Reviewer: Dave Cunningham
Few things are more irritating than an unexpected support act being added to the bill. Peter Brush, however, is a refreshing surprise. He has a laid back, almost hesitant, delivery and material with bright contemporary references and hints of darkness.
You couldn’t call Stephen K. Amos laid back but then the title of the show,The Laughter Master,proves he does not suffer from false modesty. It is hard to say, however, how far the show at The Lowry is typical of the tour. Amos acknowledges that it is all over the place – full of improvisation with the occasionally old favourite.
The first 30 minutes or so consists of a side-splitting improvised chat with the audience. Amos endears himself by slagging off neighbouring towns and mocking their eccentricities.
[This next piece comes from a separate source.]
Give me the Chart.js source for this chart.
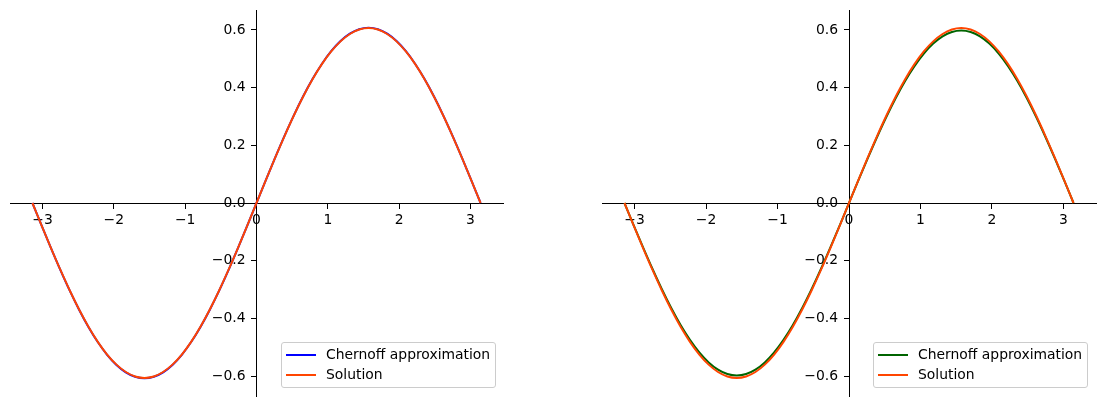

He brings to mind Ken Dodd as both have an apparent effortless rapport that allows them to mercilessly mock the audience without causing offence. In Amos’s case he is adored – this seems the most popular part of the show. Amos is a generous host and genuinely loves moments when a heckler is able to catch him out repeating a comment he made earlier in the routine.
The issue of race runs through the show. Rather than project anger at past abuses, Amos is mischievous with a hint of rueful regret. The very well-spoken Amos recalls how Prince Harry commented that he did not sound like a ‘black chap’ and regrets not replying that the Prince did not resemble his father. He explains how the TV mini-series Roots helped to define the identity of his generation; but then again the options were not wide –he could hardly relate to Love Thy Neighbour.
When Amos gets around to the formal scripted part of the show, he addresses the issue of conflict but spins off at so many tangents he never really reaches a conclusion. Much of the humour arises from societal changes between the generations. Amos exaggerates his amazement at being handed a drink by a white man – how things have changed.
Amos acknowledges that The Laughter Master is self-indulgent, he persists in adopting accents even though he is hopeless at them. When a routine doesn’t secure the expected response he painstakingly breaks it down clarifying the meaning of certain words and phrases. It’s funny the first time but much less so the second.
One hopes that the performance at The Lowry is typical of the tour and that other venues will get the chance to appreciate work of this quality. Both the audience and the star agree that the show has been ramshackle but special.